Hitler defines the socialization of his nation in his own writing:

hitler said:
"Our socialism reaches much deeper. It does not change the external order of things, it orders solely the relationship of man to the state... Then what does property and income count for? Why should we need to socialize the banks and the factories? We are socializing the people."

It is an error to believe that socialism requires that the state own and manage the means of production. Look at the chinese....do you think they are't still socialist even though they are growing their economy by allowing actual entrepeneurs to manage the means of production after all these years? Imagine if they had been following the present form of socialism all these years..or the soviets.
 
Thanks to editec, we now know what Hitler was talking about when he opposed liberalism.

LIBERALISMAn ideology that upholds private property, individual rights, legal equality, freedom of choice and democratic government. Liberalism suggests that the essence of freedom is to be free from constraint. Liberalism is an ideology that supports capitalism and advocates the principle of free markets, left largely undirected by governments. While liberalism upholds free markets, it also places great value on equal of opportunity and is strongly opposed to ascriptive processes in society, since they restrict individual choice and deny equal access to satisfaction. In the twentieth century, a more active view of the state's role in creating improved equality of opportunity in society became important within liberalism. (This trend in liberalism was also a reaction to the development of trade unions and of socialist and populist movements.) There was a massive expansion in state -provided education, social programs etc. from the end of the 19th century until the 1960's and 1970's. In the 1980's and 1990's a more classical view of liberalism has returned to prominence, one that advocates a much smaller role for the state and increased reliance on the workings of the free market. In making this argument, classical liberals claim that intervention in the market rarely, if ever, promotes choice, but frustrates the market adjustments that ultimately improve efficiency, the wealth of society and the ability of individuals to make choices.

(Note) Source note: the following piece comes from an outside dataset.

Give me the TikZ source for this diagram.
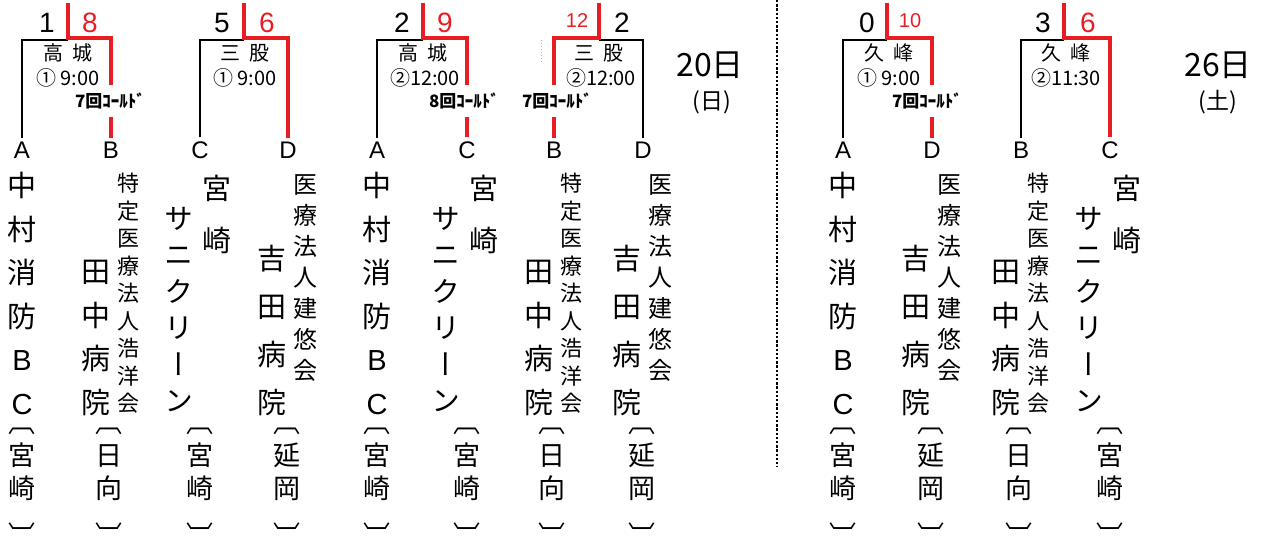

See: CLASSICAL LIBERALISM / NEO-LIBERALISM / .

Keep telling me about how Hitler was right wing.

That sort of liberalism is known as classical liberalism today, or conservativism. In hitler's day it was just liberalism.
 
Hitler was no "socialist". The term was in the party's name before he came to power and he disapproved of it (the name as well as the ideology). He considered socialists to be enemies of the state and locked them up.

Saigon, I have seen several posters, here and elsewhere on the Net, try to float this revisionism. I'll repost some old stuff if I get the time. As I keep telling them, to conclude "Hitler's a leftist" based on the presence of the word "socialist" in the party's name is going to make it hard to explain the Democratic Republic of Congo, the DPRK, and of course the GDR. A name is a name, and a political name is propaganda. And propagana of course never lies :rolleyes:

I am afraid that it is you who is trying to float revisionism. Hitler was socialist by his own words. Do you think he didn't know he was a socialist? He wrote:

"Our socialism reaches much deeper. It does not change the external order of things, it orders solely the relationship of man to the state... Then what does property and income count for? Why should we need to socialize the banks and the factories? We are socializing the people."

Historical revisionism is unfortunately a popular pastime of late. They seem to think if a lie is repeated often enough, some people will eventually believe it. Hard to see where they get that idea.

It is and I wonder why you guys work so hard at altering history to exclude hitler from the socialist ranks. In terms of killing, he was a light weight compared to stalin, lenin, mao, and pol pot who remain members in good standing among the socialist clique.
 
Masters in History, dupe...?

Someone has to be at the bottom of the class.....congratulations.

By the way, you don't write like someone educated to the masters level. You write like someone who might....might have a GED.